In short, to be "exempted from disclosure by statute", both state and federal courts have determined that a statute must leave no discretion to an agency: it must withhold such records.

In contrast, when records are not exempted from disclosure by a separate statute, both the Freedom of Information Law and its federal counterpart are permissive. Although an agency may withhold records in accordance with the grounds for denial appearing in §87(2), the Court of Appeals has held that the agency is not obliged to do so and may choose to disclose, stating that:

"...while an agency is permitted to restrict access to those records falling within the statutory exemptions, the language of the exemption provision contains permissible rather than mandatory language, and it is within the agency's discretion to disclose such records...if it so chooses" [Capital Newspapers v. Burns, 67 NY2d 562, 567 (1986)].

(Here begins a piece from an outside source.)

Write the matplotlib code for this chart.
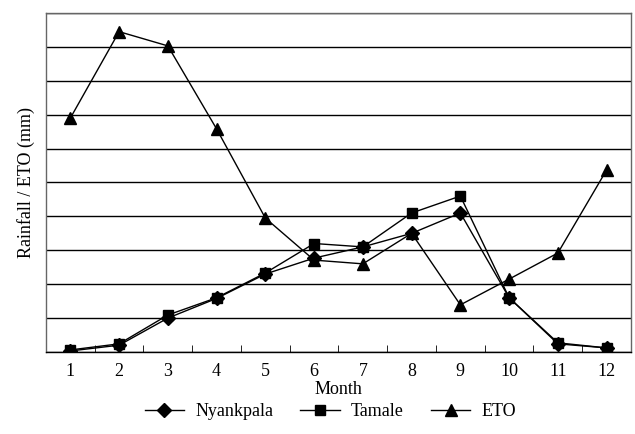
import numpy as np
import matplotlib.pyplot as plt

plt.rcParams['font.family'] = ['Liberation Serif', 'DejaVu Serif']

months = [1, 2, 3, 4, 5, 6, 7, 8, 9, 10, 11, 12]
nyankpala = [0.6, 4, 20, 31.6, 46, 55.4, 62, 70, 82, 32, 4.8, 2.4]
tamale = [1.2, 4.8, 21.8, 32, 46.6, 64, 62, 82, 92, 32, 5.4, 2.4]
eto = [138, 189, 180.6, 131.6, 79, 54.2, 52, 70, 27.8, 43, 58.4, 107.4]

fig = plt.figure(figsize=(6.35, 4.34), dpi=100)
ax = fig.add_axes([0.0724, 0.189, 0.9213, 0.781])

x = np.arange(len(months))
ax.plot(x, nyankpala, color='black', lw=1, marker='D', ms=7, label='Nyankpala')
ax.plot(x, tamale, color='black', lw=1, marker='s', ms=7, label='Tamale')
ax.plot(x, eto, color='black', lw=1, marker='^', ms=9, label='ETO')

ax.set_xlim(-0.5, len(months) - 0.5)
ax.set_ylim(0, 200)
ax.set_yticks(np.arange(0, 201, 20))
ax.yaxis.grid(True, color='black', lw=1)
ax.set_axisbelow(True)
ax.tick_params(axis='y', left=False, labelleft=False)

ax.set_xticks(x)
ax.set_xticklabels([str(m) for m in months], fontsize=13)
ax.tick_params(axis='x', which='major', length=0, pad=8)
ax.set_xticks(np.arange(0.5, len(months) - 1, 1), minor=True)
ax.tick_params(axis='x', which='minor', direction='in', length=5, color='black')

for s in ax.spines.values():
    s.set_color('#666666')
    s.set_linewidth(1)
ax.spines['bottom'].set_color('black')

ax.set_xlabel('Month', fontsize=13, labelpad=1)
ax.set_ylabel('Rainfall / ETO (mm)', fontsize=13, labelpad=8)

fig.legend(loc='lower center', ncol=3, frameon=False, fontsize=13,
           bbox_to_anchor=(0.52, -0.005), handlelength=2.2, handletextpad=0.6,
           columnspacing=1.5)

fig.savefig('out.png', dpi=100)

The only situations in which an agency cannot disclose would involve those instances in which a statute other than the Freedom of Information Law prohibits disclosure. The same is so under the federal Act. While a federal agency may withhold records in accordance with the grounds for denial, it has discretionary authority to disclose. Stated differently, there is nothing inherently confidential about records that an agency may choose to withhold or disclose; only when an agency has no discretion and must deny access would records be confidential or "specifically exempted from disclosure by statute" in accordance with §87(2)(a).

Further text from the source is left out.